**Source material**
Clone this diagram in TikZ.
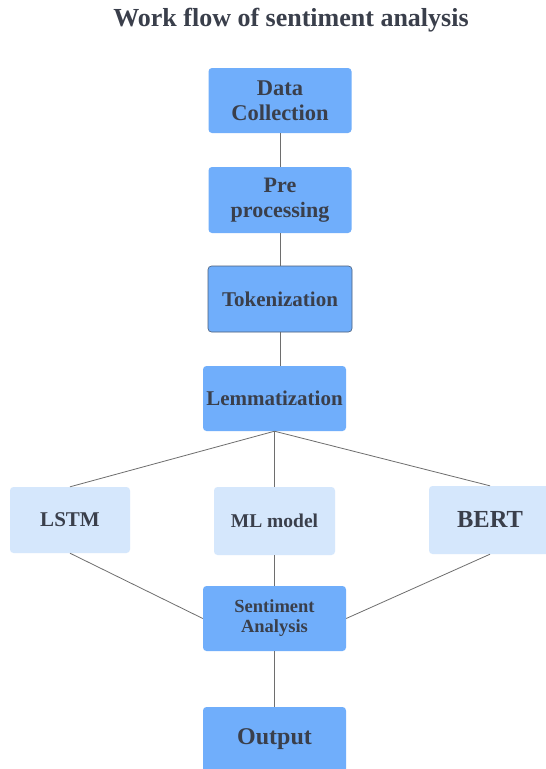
\documentclass[tikz,border=0pt]{standalone}
\usepackage{fontspec}
\setmainfont{Liberation Serif}
\definecolor{mainblue}{HTML}{70AEFB}
\definecolor{lightblue}{HTML}{D5E7FC}
\definecolor{txt}{HTML}{3A3F4B}
\definecolor{edge}{HTML}{6E6E6E}
\definecolor{tokborder}{HTML}{4A5D78}
\begin{document}
\begin{tikzpicture}[x=1pt,y=1pt,
  box/.style={rectangle, rounded corners=3.5pt, fill=mainblue, draw=none, inner sep=0pt,
    minimum width=143pt, minimum height=65pt, align=center, text=txt, font=\bfseries},
  lbox/.style={box, fill=lightblue},
  conn/.style={draw=edge, line width=0.8pt}]
\useasboundingbox (0,0) rectangle (546,-769);
\fill[white] (0,0) rectangle (546,-769);
\node[text=txt, font=\bfseries\fontsize{26}{30}\selectfont] (title) at (291,-20) {Work flow of sentiment analysis};
\node[box, font=\bfseries\fontsize{22.5}{25}\selectfont] (dc) at (280,-100.5) {Data\\Collection};
\node[box, font=\bfseries\fontsize{22}{25}\selectfont, minimum height=66pt] (pp) at (280,-200) {Pre\\processing};
\node[box, draw=tokborder, line width=0.6pt, font=\bfseries\fontsize{21}{24}\selectfont, minimum width=144pt, minimum height=66pt] (tok) at (280,-299) {Tokenization};
\node[box, font=\bfseries\fontsize{21}{24}\selectfont] (lem) at (274.5,-398.5) {Lemmatization};
\node[lbox, font=\bfseries\fontsize{21}{24}\selectfont, minimum width=120pt, minimum height=66pt] (lstm) at (70,-520) {LSTM};
\node[lbox, font=\bfseries\fontsize{19.5}{22}\selectfont, minimum width=121pt, minimum height=68pt] (ml) at (274.5,-521) {ML model};
\node[lbox, font=\bfseries\fontsize{24.5}{28}\selectfont, minimum width=122pt, minimum height=68pt] (bert) at (490,-520) {BERT};
\node[box, font=\bfseries\fontsize{18.5}{20}\selectfont] (sa) at (274.5,-618.5) {Sentiment\\Analysis};
\node[box, font=\bfseries\fontsize{24}{28}\selectfont] (out) at (274.5,-739.5) {Output};
\draw[conn] (dc.south) -- (pp.north);
\draw[conn] (pp.south) -- (tok.north);
\draw[conn] (tok.south) -- (tok.south |- lem.north);
\draw[conn] (lem.south) -- (lstm.north);
\draw[conn] (lem.south) -- (ml.north);
\draw[conn] (lem.south) -- (bert.north);
\draw[conn] (lstm.south) -- (sa.west);
\draw[conn] (ml.south) -- (sa.north);
\draw[conn] (bert.south) -- (sa.east);
\draw[conn] (sa.south) -- (out.north);
\end{tikzpicture}
\end{document}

**Short task**
Every line of text is to be repeated exactly; pictures are left out.

**Written solution**
Clone this diagram in TikZ.
\documentclass[tikz,border=0pt]{standalone}
\usepackage{fontspec}
\setmainfont{Liberation Serif}
\definecolor{mainblue}{HTML}{70AEFB}
\definecolor{lightblue}{HTML}{D5E7FC}
\definecolor{txt}{HTML}{3A3F4B}
\definecolor{edge}{HTML}{6E6E6E}
\definecolor{tokborder}{HTML}{4A5D78}
\begin{document}
\begin{tikzpicture}[x=1pt,y=1pt,
  box/.style={rectangle, rounded corners=3.5pt, fill=mainblue, draw=none, inner sep=0pt,
    minimum width=143pt, minimum height=65pt, align=center, text=txt, font=\bfseries},
  lbox/.style={box, fill=lightblue},
  conn/.style={draw=edge, line width=0.8pt}]
\useasboundingbox (0,0) rectangle (546,-769);
\fill[white] (0,0) rectangle (546,-769);
\node[text=txt, font=\bfseries\fontsize{26}{30}\selectfont] (title) at (291,-20) {Work flow of sentiment analysis};
\node[box, font=\bfseries\fontsize{22.5}{25}\selectfont] (dc) at (280,-100.5) {Data\\Collection};
\node[box, font=\bfseries\fontsize{22}{25}\selectfont, minimum height=66pt] (pp) at (280,-200) {Pre\\processing};
\node[box, draw=tokborder, line width=0.6pt, font=\bfseries\fontsize{21}{24}\selectfont, minimum width=144pt, minimum height=66pt] (tok) at (280,-299) {Tokenization};
\node[box, font=\bfseries\fontsize{21}{24}\selectfont] (lem) at (274.5,-398.5) {Lemmatization};
\node[lbox, font=\bfseries\fontsize{21}{24}\selectfont, minimum width=120pt, minimum height=66pt] (lstm) at (70,-520) {LSTM};
\node[lbox, font=\bfseries\fontsize{19.5}{22}\selectfont, minimum width=121pt, minimum height=68pt] (ml) at (274.5,-521) {ML model};
\node[lbox, font=\bfseries\fontsize{24.5}{28}\selectfont, minimum width=122pt, minimum height=68pt] (bert) at (490,-520) {BERT};
\node[box, font=\bfseries\fontsize{18.5}{20}\selectfont] (sa) at (274.5,-618.5) {Sentiment\\Analysis};
\node[box, font=\bfseries\fontsize{24}{28}\selectfont] (out) at (274.5,-739.5) {Output};
\draw[conn] (dc.south) -- (pp.north);
\draw[conn] (pp.south) -- (tok.north);
\draw[conn] (tok.south) -- (tok.south |- lem.north);
\draw[conn] (lem.south) -- (lstm.north);
\draw[conn] (lem.south) -- (ml.north);
\draw[conn] (lem.south) -- (bert.north);
\draw[conn] (lstm.south) -- (sa.west);
\draw[conn] (ml.south) -- (sa.north);
\draw[conn] (bert.south) -- (sa.east);
\draw[conn] (sa.south) -- (out.north);
\end{tikzpicture}
\end{document}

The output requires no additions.